I'm thinking of getting into #FLOSS audio production and want to start light to see if I can figure it out before building a full rig. Would one of the Pinebook Pros handle Ubuntu Studio (or another good dist of linux for audio production)? I'm not really good at recognizing the quality of PC components/hardware for the purposes of running software.
(Maybe @luka would have some insight?)
@daggerhartrocks @luka multichannel audio processing requires significant amount of cpu. with pine pro you are getting below average processing performance. also check the architecture. pine pro is arm based. default pc architecture nowadays is x86_64, be sure all soft you want to run is available for arm. 4GB RAM may be sufficient. default storage on pine pro is slow. afaik ~70MB/s, but you can upgrade to nvme if you buy reduction from pine shop and disk elsewhere. good luck!
That said, it doesn't have to be monster machine. Perhaps you can put together something at local shop where you can discuss various options and they can put components together in a custom configuration (not a laptop) and test the system before you install #UbuntuStudio on it.
And don't worry about (not) knowing stuff, we've all been there and learned from making mistakes. Nothing to be embarrassed about.
I would personally try a i5 cpu (or similar AMD), fast SSD disk drive (500Gb?) and 8Gb of RAM. Put that on not-the-cheapest motherboard. I don't think discrete graphic card is really necessary. And, for example, a Behringher USB audio inteface. They are cheap but solid.

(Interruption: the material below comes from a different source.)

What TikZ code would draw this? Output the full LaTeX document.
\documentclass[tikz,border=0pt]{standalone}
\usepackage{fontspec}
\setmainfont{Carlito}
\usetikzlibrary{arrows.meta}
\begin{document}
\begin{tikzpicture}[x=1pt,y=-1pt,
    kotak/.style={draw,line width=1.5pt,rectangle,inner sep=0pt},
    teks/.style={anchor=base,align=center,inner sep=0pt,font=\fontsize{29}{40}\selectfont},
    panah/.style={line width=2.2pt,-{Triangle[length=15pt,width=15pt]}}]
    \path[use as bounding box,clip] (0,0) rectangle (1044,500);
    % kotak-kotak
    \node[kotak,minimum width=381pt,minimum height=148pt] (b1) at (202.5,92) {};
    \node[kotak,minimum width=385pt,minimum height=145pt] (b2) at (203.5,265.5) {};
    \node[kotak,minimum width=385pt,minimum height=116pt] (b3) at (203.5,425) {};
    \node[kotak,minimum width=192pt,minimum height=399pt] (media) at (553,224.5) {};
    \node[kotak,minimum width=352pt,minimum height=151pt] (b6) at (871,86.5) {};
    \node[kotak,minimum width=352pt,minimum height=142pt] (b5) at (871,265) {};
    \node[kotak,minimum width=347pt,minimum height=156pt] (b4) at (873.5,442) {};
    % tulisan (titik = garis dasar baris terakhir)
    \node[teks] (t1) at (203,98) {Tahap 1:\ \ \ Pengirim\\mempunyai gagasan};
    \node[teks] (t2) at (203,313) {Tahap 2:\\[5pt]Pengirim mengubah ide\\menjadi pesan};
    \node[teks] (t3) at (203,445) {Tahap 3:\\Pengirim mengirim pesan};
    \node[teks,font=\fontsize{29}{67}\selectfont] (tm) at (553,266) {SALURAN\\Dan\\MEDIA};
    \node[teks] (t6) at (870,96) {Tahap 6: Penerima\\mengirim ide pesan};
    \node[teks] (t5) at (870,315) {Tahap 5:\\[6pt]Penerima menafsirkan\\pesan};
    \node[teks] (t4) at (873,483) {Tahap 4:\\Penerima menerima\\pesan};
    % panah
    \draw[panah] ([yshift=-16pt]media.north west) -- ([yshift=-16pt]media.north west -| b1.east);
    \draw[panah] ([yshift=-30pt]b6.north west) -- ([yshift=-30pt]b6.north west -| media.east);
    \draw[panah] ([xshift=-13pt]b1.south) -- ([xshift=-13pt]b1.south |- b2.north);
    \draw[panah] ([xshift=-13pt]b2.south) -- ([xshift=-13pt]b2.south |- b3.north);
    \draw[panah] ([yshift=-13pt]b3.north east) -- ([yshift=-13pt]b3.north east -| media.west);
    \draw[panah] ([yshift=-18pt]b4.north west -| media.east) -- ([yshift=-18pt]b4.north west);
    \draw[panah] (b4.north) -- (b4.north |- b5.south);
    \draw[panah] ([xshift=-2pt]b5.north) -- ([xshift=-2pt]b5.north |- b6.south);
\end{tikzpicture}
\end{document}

+ a monitor and some speakers.
@daggerhartrocks @luka @marian_mizik It also depends on what you're planning on doing. I was able to make music on my now 11-year old computer up until I got the new one earlier this year. If your recordings are just a few tracks or you're using mostly midi and not a massive amount of plugins, you'll be fine with slower hardware. If you want to make an opus, you'll need more processing power.